The fix is connecting your license governance process to your HRMS so that role and department changes trigger a review of existing access. When someone changes teams, the governance workflow evaluates whether their current license tier still aligns with their new responsibilities — and if not, initiates a downgrade process rather than waiting for the annual review cycle to catch it.

This is the most common source of license creep in organizations with active internal mobility, and it's the one that purely inactivity-based monitoring misses: a user who changes departments and remains active in the tool at their old tier doesn't trigger inactivity flags, but their license may no longer be appropriate.

What a Working License Governance Model Looks Like

Putting these stages together: a Fulfiller license request arrives through the structured form, is routed for cost approval, is provisioned when approved. Quarterly, a monitoring report identifies Fulfiller license holders below defined activity thresholds. Those users receive a confirmation workflow. Non-responders and voluntary release requests are processed, and the licenses are reallocated or reduced. Role change triggers from the HRMS initiate reviews of affected users' license tiers.
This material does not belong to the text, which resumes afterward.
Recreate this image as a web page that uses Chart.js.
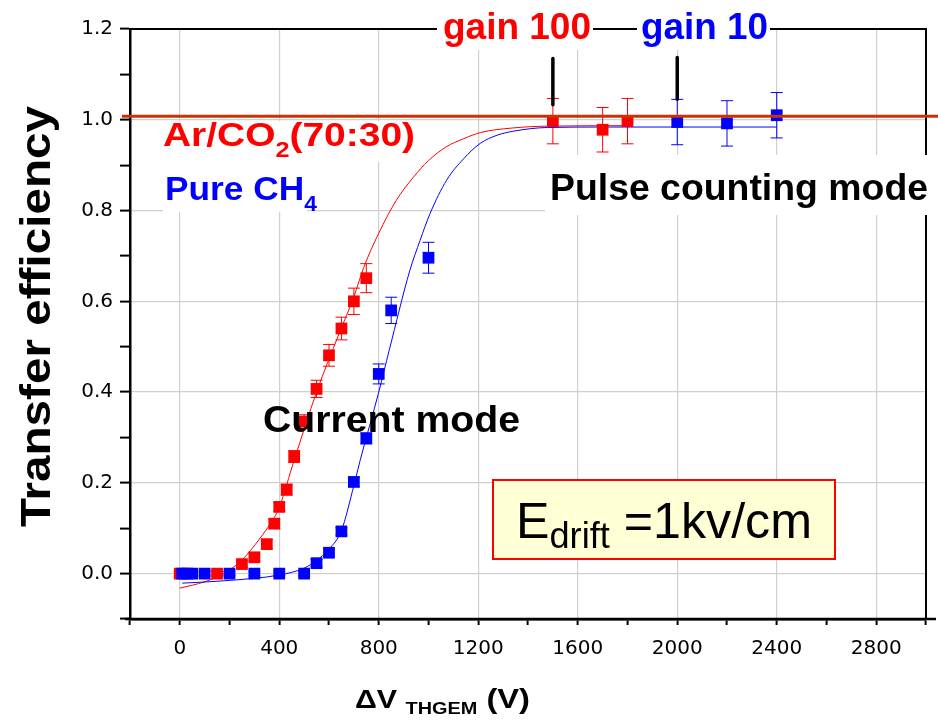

The audit trail from this process — documented requests with business justifications, approval decisions, confirmation workflow records, and release confirmations — is also the evidence your finance and procurement teams need when negotiating renewal pricing. Demonstrated utilization data, with documentation showing active governance rather than passive accumulation, strengthens the negotiating position.

The organizations that manage ITSM and similar tiered-pricing application costs most effectively have all four stages running: structured request intake, ongoing utilization monitoring, inactivity-based reclamation, and role change-triggered reviews. Any single stage in isolation leaves the other gaps open.